Perils of Balance Testing and $p$-Hacking in Experimental Design

URL: https://github.com/ppham27/cheating-linear-models-simulations

By Philip Pham

Experiments to test the hypothesis that is extremely easy to select a subset of covariates to obtain a desired level of significance. This work was part of my master's thesis and a publication in the The American Statistician, The Perils of Balance Testing in Experimental Design: Messy Analyses of Clean Data.

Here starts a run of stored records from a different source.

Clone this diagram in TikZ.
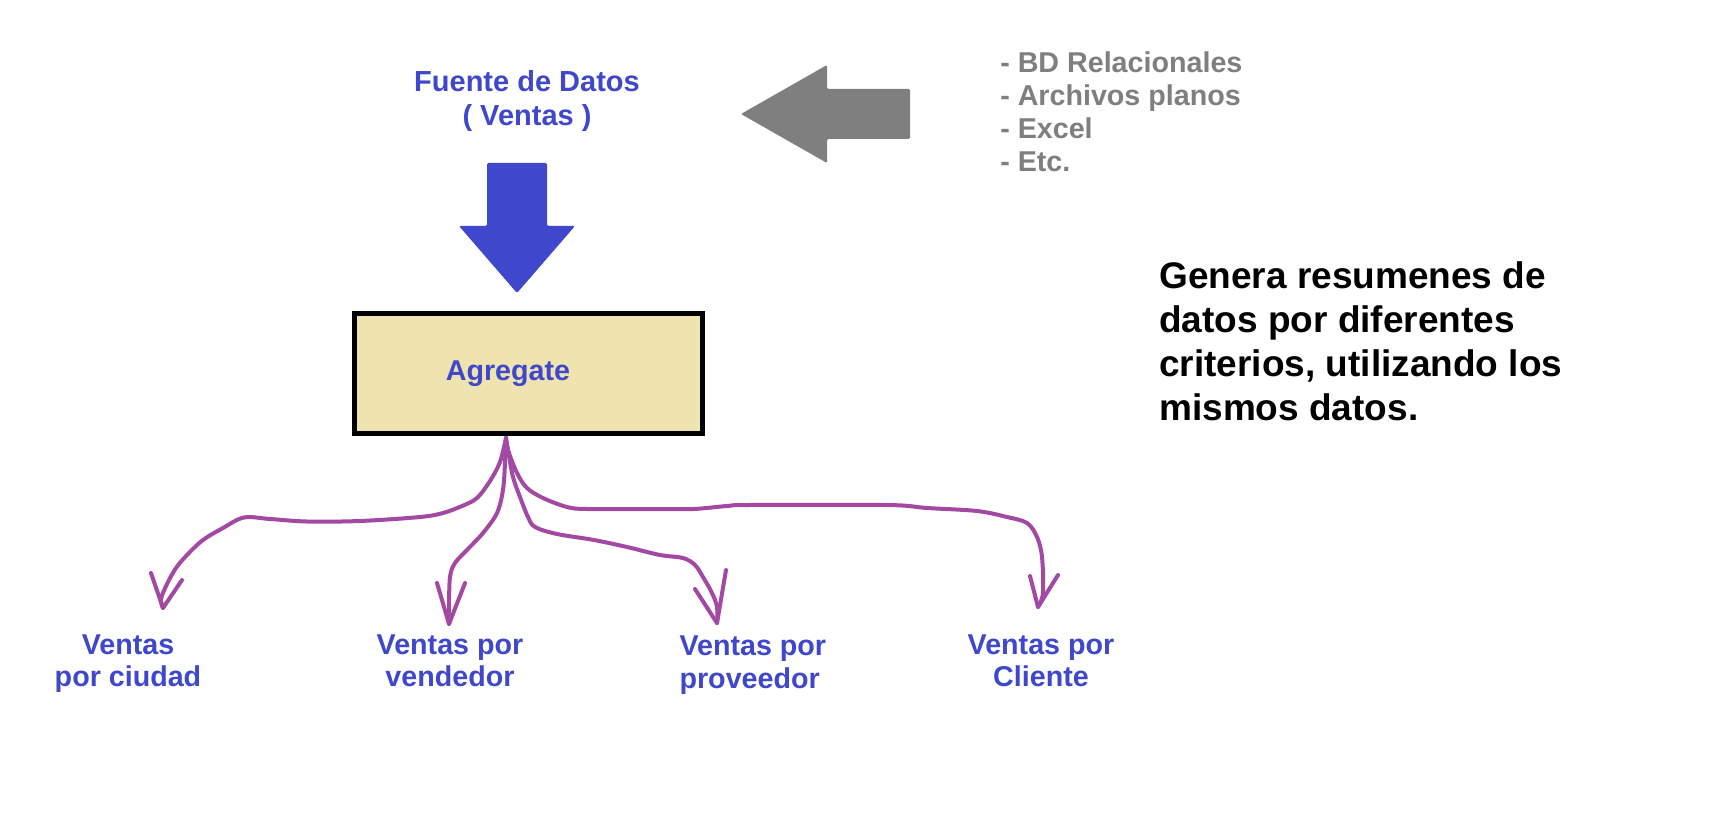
\documentclass[tikz,border=0pt]{standalone}
\usepackage{fontspec}
\setmainfont{Liberation Sans}
\usetikzlibrary{calc}
\definecolor{pblue}{RGB}{63,72,204}
\definecolor{pgray}{RGB}{127,127,127}
\definecolor{ppurple}{RGB}{163,73,164}
\definecolor{ptan}{RGB}{239,228,176}
\tikzset{
  bluetxt/.style={text=pblue, font=\fontsize{21.5}{24.4}\selectfont\bfseries, inner sep=0pt, align=center, anchor=base},
  graytxt/.style={text=pgray, font=\fontsize{21.5}{24.75}\selectfont\bfseries, inner sep=0pt, align=left, anchor=base west},
  blacktxt/.style={text=black, font=\fontsize{27.75}{33}\selectfont\bfseries, inner sep=0pt, align=left, anchor=base west},
  aggbox/.style={draw=black, fill=ptan, line width=3.75pt, minimum width=261pt, minimum height=90pt, inner sep=0pt,
                 text=pblue, font=\fontsize{21.5}{24.4}\selectfont\bfseries},
  conn/.style={draw=ppurple, line width=3pt, line cap=round, line join=round},
  blockblue/.style={fill=pblue, rounded corners=1pt},
  blockgray/.style={fill=pgray, rounded corners=1pt}
}
\begin{document}
\begin{tikzpicture}[x=0.75pt,y=-0.75pt]
\fill[white] (0,0) rectangle (1712,823);
\useasboundingbox (0,0) rectangle (1712,823);

% texts (anchored at the baseline of the last line)
\node[bluetxt, font=\fontsize{21.75}{25.5}\selectfont\bfseries] (fuente) at (527,125.7) {Fuente de Datos\\( Ventas )};
\node[graytxt] (lista) at (1000,171.5) {- BD Relacionales\\- Archivos planos\\- Excel\\- Etc.};
\node[blacktxt] (desc) at (1159,420) {Genera resumenes de\\datos por diferentes\\criterios, utilizando los\\mismos datos.};

% block arrows
\fill[blockblue] (487,163) -- (547,163) -- (547,226) -- (575,226) -- (517,293) -- (459,226) -- (487,226) -- cycle;
\fill[blockgray] (910,89) -- (910,139) -- (827,139) -- (827,163) -- (741,114) -- (827,65) -- (827,89) -- cycle;

% aggregate box
\node[aggbox] (agg) at (528.5,373.5) {\hspace*{-30.75pt}Agregate};

% output labels
\node[bluetxt] (ciudad) at (128,686.7) {Ventas\\por ciudad};
\node[bluetxt] (vendedor) at (450,686.7) {Ventas por\\vendedor};
\node[bluetxt, align=left, anchor=base west] (proveedor) at (679.3,688.3) {Ventas por\\proveedor};
\node[bluetxt] (cliente) at (1041,686.7) {Ventas por\\Cliente};

% connector points
\coordinate (src) at ($(agg.south)+(-22.5,2)$);
\coordinate (t1) at (163,608);
\coordinate (t2) at (449,624);
\coordinate (t3) at (717,623);
\coordinate (t4) at (1038,607);

% hand-drawn arrows
\draw[conn] plot[smooth, tension=0.55] coordinates {(src) (500,462) (490,481) (477,498) (462,506) (443,513) (420,517) (360,521) (307,521.5) (270,519) (244,517.5) (223,528) (203,540) (187,555) (176,568) (167,584) (161,599) (t1)};
\draw[conn] (151,573) -- (t1) -- (182,580);

\draw[conn] plot[smooth, tension=0.55] coordinates {(src) (505,463) (503,490) (497,513) (483,533) (467,550) (455,563) (450,577) (449,607) (t2)};
\draw[conn] (437,583) -- (t2) -- (465,583);

\draw[conn] plot[smooth, tension=0.55] coordinates {(src) (508,450) (513,477) (520,497) (528,517) (535,527) (557,534) (594,540) (627,547) (660,555) (683,558) (695,565) (703,577) (712,593) (717,607) (t3)};
\draw[conn] (695,589) -- (t3) -- (726,570);

\draw[conn] plot[smooth, tension=0.55] coordinates {(src) (508,450) (517,473) (527,488) (543,498) (567,507) (587,509) (650,509) (693,509) (727,506) (750,505) (887,505) (927,508) (977,511) (1007,517) (1027,523) (1037,537) (1042,557) (1043,593) (t4)};
\draw[conn] (1030,576) -- (t4) -- (1058,575);
\end{tikzpicture}
\end{document}
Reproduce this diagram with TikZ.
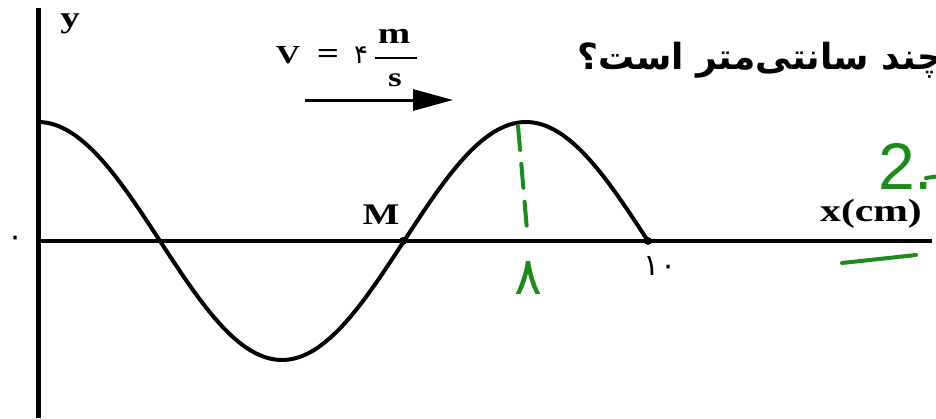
\documentclass[tikz,border=0pt]{standalone}
\usepackage{fontspec}
\setmainfont{Liberation Serif}
\newfontfamily\widefont[FakeStretch=1.3]{Liberation Serif}
\newfontfamily\farsifont[Script=Arabic]{DejaVu Sans}
\newfontfamily\handfont{Liberation Sans}
\usepackage{tikz}
\usetikzlibrary{arrows.meta}
\TeXXeTstate=1
\definecolor{PenGreen}{HTML}{1E8A1E}
\tikzset{
  axis/.style={line width=3.5pt,draw=black},
  yaxis/.style={axis,line width=5pt},
  wave/.style={line width=4pt,line join=round,draw=black},
  lbl/.style={font=\widefont\fontsize{30}{32}\selectfont\bfseries,inner sep=0pt},
  digit/.style={font=\farsifont\fontsize{30}{32}\selectfont,inner sep=0pt},
  dotc/.style={circle,fill=black,inner sep=0pt,minimum size=8pt},
  flow/.style={-{Triangle[length=40pt,width=21pt]},line width=3pt},
  pen/.style={draw=PenGreen,line width=4pt,line cap=round},
  penlbl/.style={text=PenGreen,inner sep=0pt}
}

\begin{document}
\begin{tikzpicture}[x=1pt,y=-1pt]
  \useasboundingbox (0,0) rectangle (936,418);
  \clip (0,0) rectangle (936,418);
  % axes
  \coordinate (ytop) at (38,8);
  \coordinate (ybot) at (38,418);
  \coordinate (org) at (38,241);
  \coordinate (xend) at (932,241);
  \draw[yaxis] (ytop)--(ybot);
  \draw[axis] (org)--(xend);
  \node[lbl] (ylab) at (70,24) {y};
  \node[lbl,font=\widefont\fontsize{32}{34}\selectfont\bfseries] (xlab) at (871,214) {x(cm)};
  \node[digit] (zero) at (16,241) {\beginR ۰\endR};
  % the wave
  \draw[wave] plot[domain=38:648,samples=150] (\x,{241-119*cos(0.7377*(\x-38))});
  \node[dotc] (mpt) at (403,241) {};
  \node[dotc] (tenpt) at (648,241) {};
  \node[lbl] (mlab) at (381,215) {M};
  \node[digit] (tenlab) at (660,266) {\beginR ۱۰\endR};
  % speed
  \node[lbl,font=\widefont\fontsize{26}{28}\selectfont\bfseries] (vlab) at (288,55) {V};
  \node[lbl] (eqlab) at (328,56) {=};
  \node[digit,font=\farsifont\fontsize{26}{28}\selectfont] (four) at (361,55) {\beginR ۴\endR};
  \node[lbl] (num) at (394,36) {m};
  \node[lbl,font=\widefont\fontsize{27}{29}\selectfont\bfseries] (den) at (395,80) {s};
  \coordinate (barl) at (375,58);
  \coordinate (barr) at (417,58);
  \draw[line width=2.5pt] (barl)--(barr);
  \coordinate (vs) at (305,100);
  \coordinate (ve) at (453,100);
  \draw[flow] (vs)--(ve);
  % question (cut at the edge)
  \node[anchor=west,inner sep=0pt,font=\farsifont\bfseries\fontsize{36}{38}\selectfont] (quest) at (577,60)
    {\beginR چند سانتی‌متر است؟\endR};
  % green pen marks
  \coordinate (peak) at (518,126);
  \coordinate (foot) at (527,230);
  \draw[pen,dash pattern=on 24pt off 14pt] (peak)--(foot);
  \node[penlbl,font=\farsifont\fontsize{52}{54}\selectfont] (eight) at (528,278) {\beginR ۸\endR};
  \node[penlbl,font=\handfont\fontsize{66}{68}\selectfont,anchor=west] (two) at (878,166) {2.};
  \coordinate (dashl) at (926,178);
  \coordinate (dashr) at (940,176);
  \draw[pen] (dashl)--(dashr);
  \coordinate (ulinel) at (842,263);
  \coordinate (uliner) at (916,255);
  \draw[pen] (ulinel)--(uliner);
\end{tikzpicture}
\end{document}
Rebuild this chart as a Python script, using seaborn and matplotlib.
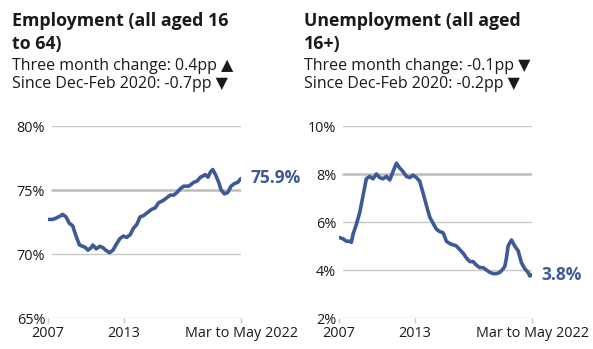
import numpy as np
import pandas as pd
import matplotlib
matplotlib.use("Agg")
import matplotlib.pyplot as plt
import seaborn as sns

sns.set_theme(style="white")
plt.rcParams['font.family'] = ['Open Sans', 'DejaVu Sans']

# ---- data (decimal years, % values) ----
emp_years = [2007.05, 2007.37, 2007.63, 2008.03, 2008.16, 2008.43, 2008.70, 2008.96, 2009.23,
             2009.50, 2009.77, 2009.98, 2010.17, 2010.43, 2010.56, 2010.83, 2011.10, 2011.36,
             2011.58, 2011.89, 2012.16, 2012.45, 2012.71, 2012.98, 2013.25, 2013.52, 2013.78,
             2014.05, 2014.32, 2014.59, 2014.85, 2015.25, 2015.51, 2015.78, 2016.18, 2016.44,
             2016.71, 2016.98, 2017.24, 2017.51, 2017.78, 2018.18, 2018.58, 2018.84, 2019.11,
             2019.32, 2019.50, 2019.71, 2019.90, 2020.09, 2020.35, 2020.56, 2020.75, 2021.01,
             2021.28, 2021.54, 2021.81, 2022.07, 2022.33]
emp_values = [72.7, 72.7, 72.8, 73.0, 73.1, 72.9, 72.4, 72.2, 71.4,
              70.7, 70.6, 70.5, 70.3, 70.5, 70.7, 70.4, 70.6, 70.5,
              70.3, 70.1, 70.3, 70.8, 71.2, 71.4, 71.3, 71.5, 72.0,
              72.3, 72.9, 73.0, 73.2, 73.5, 73.6, 74.0, 74.2, 74.4,
              74.6, 74.6, 74.8, 75.1, 75.3, 75.3, 75.6, 75.7, 76.0,
              76.1, 76.2, 76.0, 76.4, 76.6, 76.1, 75.6, 75.0, 74.7,
              74.8, 75.3, 75.5, 75.6, 75.9]

unemp_years = [2007.05, 2007.32, 2007.58, 2007.85, 2007.98, 2008.12, 2008.38, 2008.65, 2008.91,
               2009.17, 2009.44, 2009.70, 2009.97, 2010.23, 2010.50, 2010.76, 2011.03, 2011.29,
               2011.56, 2011.82, 2012.09, 2012.35, 2012.62, 2012.88, 2013.15, 2013.41, 2013.68,
               2013.94, 2014.21, 2014.47, 2014.74, 2015.00, 2015.27, 2015.53, 2015.80, 2016.06,
               2016.33, 2016.59, 2016.86, 2017.12, 2017.39, 2017.65, 2017.92, 2018.18, 2018.45,
               2018.71, 2018.98, 2019.24, 2019.51, 2019.77, 2020.04, 2020.17, 2020.30, 2020.43,
               2020.70, 2020.96, 2021.23, 2021.49, 2021.76, 2022.02, 2022.15, 2022.33]
unemp_values = [5.35, 5.3, 5.2, 5.2, 5.15, 5.5, 5.9, 6.4, 7.1,
                7.8, 7.9, 7.8, 8.0, 7.85, 7.8, 7.9, 7.75, 8.1,
                8.45, 8.25, 8.1, 7.9, 7.85, 7.95, 7.85, 7.7, 7.2,
                6.7, 6.2, 5.95, 5.7, 5.6, 5.55, 5.2, 5.1, 5.05,
                5.0, 4.85, 4.7, 4.5, 4.35, 4.35, 4.2, 4.1, 4.1,
                4.0, 3.9, 3.85, 3.85, 3.9, 4.05, 4.15, 4.5, 5.0,
                5.25, 5.0, 4.8, 4.3, 4.05, 3.9, 3.75, 3.8]

titles = ["Employment (all aged 16\nto 64)", "Unemployment (all aged\n16+)"]
subtitles = ["Three month change: 0.4pp \u25b2\nSince Dec-Feb 2020: -0.7pp \u25bc",
             "Three month change: -0.1pp \u25bc\nSince Dec-Feb 2020: -0.2pp \u25bc"]
end_labels = ["75.9%", "3.8%"]
y_ticks = [[65, 70, 75, 80], [2, 4, 6, 8, 10]]
y_ticklabels = [["65%", "70%", "75%", "80%"], ["2%", "4%", "6%", "8%", "10%"]]
highlight = [75, 8]
x_ticks = [2007.0, 2013.0, 2022.33]
x_ticklabels = ["2007", "2013", "Mar to May 2022"]

LINE = "#3d5a96"
GRID = "#c8c8c8"
TXT = "#1a1a1a"

W, H = 593, 349
fig = plt.figure(figsize=(W / 100, H / 100), dpi=100)

axes_px = [(48, 241), (339, 532)]
top_px, bot_px = 126, 318

series = [(emp_years, emp_values), (unemp_years, unemp_values)]
title_x = [12, 304]

for i in range(2):
    l, r = axes_px[i]
    ax = fig.add_axes([l / W, 1 - bot_px / H, (r - l) / W, (bot_px - top_px) / H])
    df = pd.DataFrame({"year": series[i][0], "value": series[i][1]})
    sns.lineplot(data=df, x="year", y="value", ax=ax, color=LINE, linewidth=2.6, zorder=3)
    ax.set_xlim(2007.0, 2022.33)
    ax.set_ylim(y_ticks[i][0], y_ticks[i][-1])
    for v in y_ticks[i]:
        lw = 1.8 if v == highlight[i] else 1.0
        col = "#bdbdbd" if v == highlight[i] else GRID
        ax.axhline(v, xmin=0.02, xmax=1, color=col, lw=lw, zorder=1)
    ax.set_yticks(y_ticks[i])
    ax.set_yticklabels(y_ticklabels[i], fontsize=10.4, color=TXT)
    ax.set_xticks(x_ticks)
    ax.set_xticklabels(x_ticklabels, fontsize=10.4, color=TXT)
    ax.tick_params(axis="y", length=0, pad=2)
    ax.tick_params(axis="x", length=3.6, width=1, color=GRID, pad=2, bottom=True)
    for s in ax.spines.values():
        s.set_visible(False)
    ax.set_xlabel("")
    ax.set_ylabel("")
    ax.annotate(end_labels[i], xy=(series[i][0][-1], series[i][1][-1]),
                xytext=(6.5, 0), textcoords="offset points", va="center", ha="left",
                fontsize=12.5, fontweight="bold", color=LINE, annotation_clip=False)
    fig.text(title_x[i] / W, 1 - 12.5 / H, titles[i], fontsize=12.8, fontweight="bold",
             color=TXT, va="top", ha="left", linespacing=1.32)
    fig.text(title_x[i] / W, 1 - 58 / H, subtitles[i], fontsize=11.5,
             color=TXT, va="top", ha="left", linespacing=1.16)

fig.savefig("out.png", dpi=100, facecolor="white")
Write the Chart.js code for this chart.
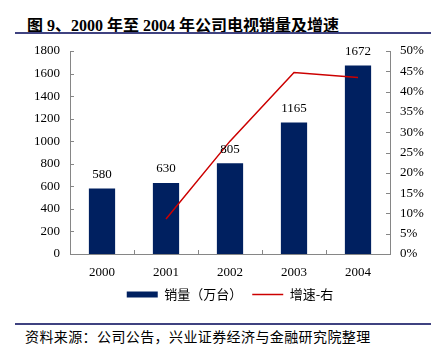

My primary contribution is a dynamic programming algorithm to approximate the optimal $p$-value obtainable by selecting a subset of $k$ covariates. In this setting, random covariates are generated with no correlation with the response. If there are $T$ covariates, it's infeasible to test all $2^T$ possible subsets, so I used a greedy dynamic programming approximation. Let $S_{t,k}$ be the optimal subset of size $k$ at step $t$. Upon generating the $t + 1$th covariate, $x_{t + 1}$, we let

\begin{equation} S_{t + 1, k} = \textrm{arg min}_{S \in \{S_{t, k}, S_{t, k - 1} \cup {x_{t + 1}}\}} \textrm{test}\left(S\right), \end{equation} where the output of $\textrm{test}$ is the $p$-value.

It was quite interesting to learn how to do linear algebra with Armadillo and statistics in Boost, which are C++ libraries. My previous experience with writing mathematical and statistical computing had all been in R and Python.